Natural Vegetation and Landscapes
The oceanic climate historically supported extensive deciduous and mixed forests across Western Europe. Oak, beech, ash, and birch dominated these forests, creating the lush woodland landscapes that characterized the region before extensive human settlement and agricultural development. While much of the original forest cover has been cleared for agriculture and settlement, remnant forests and managed woodlands still reflect the natural vegetation patterns of the oceanic climate zone.
The consistent moisture creates the characteristically green landscapes of countries like Ireland, the United Kingdom, and the Low Countries. Grasslands remain verdant throughout much of the year, and the mild winters allow many plants to remain active or semi-active even during the coldest months. This creates the pastoral landscapes and hedgerow-bordered fields that have become iconic images of Western European countryside.
Transitional and Continental Climate Zones
The Central European Transitional Climate
The central European, or transitional, type of climate results from the interaction of both maritime and continental air masses and is found at the core of Europe, south and east of the maritime type, west of the much larger continental type, and north of the Mediterranean type. This transitional zone experiences characteristics of both oceanic and continental climates, with greater temperature extremes than purely maritime regions but more moisture than fully continental areas.
Parts of Germany, Austria, Switzerland, and eastern France fall within this transitional zone. That rugged region has colder winters, with substantial mountain snowfalls, and warmer summers, especially in the lowlands.

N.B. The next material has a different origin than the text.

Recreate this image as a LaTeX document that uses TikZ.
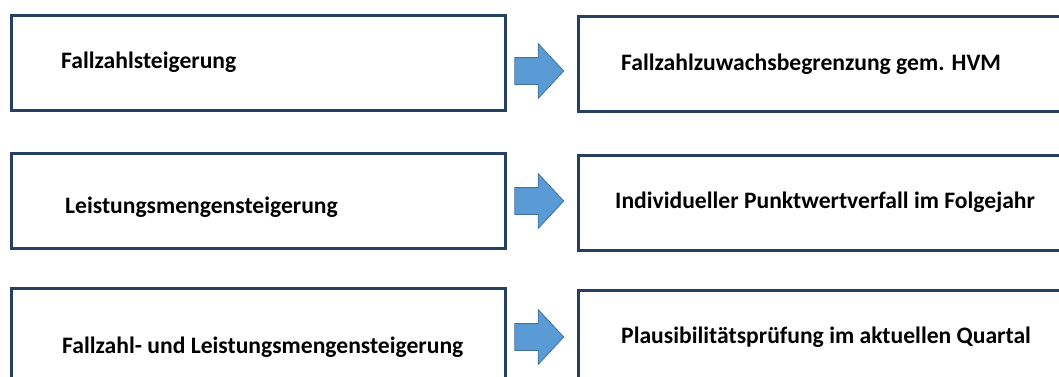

The seasonal temperature range increases compared to coastal oceanic regions, and precipitation patterns show more variability, though moisture remains adequate for agriculture throughout most of the zone.
Continental Climate Influences
While true continental climate dominates Eastern Europe, its influence extends into the eastern margins of Western Europe. Continental climate covers the central and eastern part of Europe, with main characteristics of the climate type being cold long lasting winters and predominantly hot summers. The continental influence increases with distance from the Atlantic Ocean and Mediterranean Sea, as maritime air masses lose their moderating influence.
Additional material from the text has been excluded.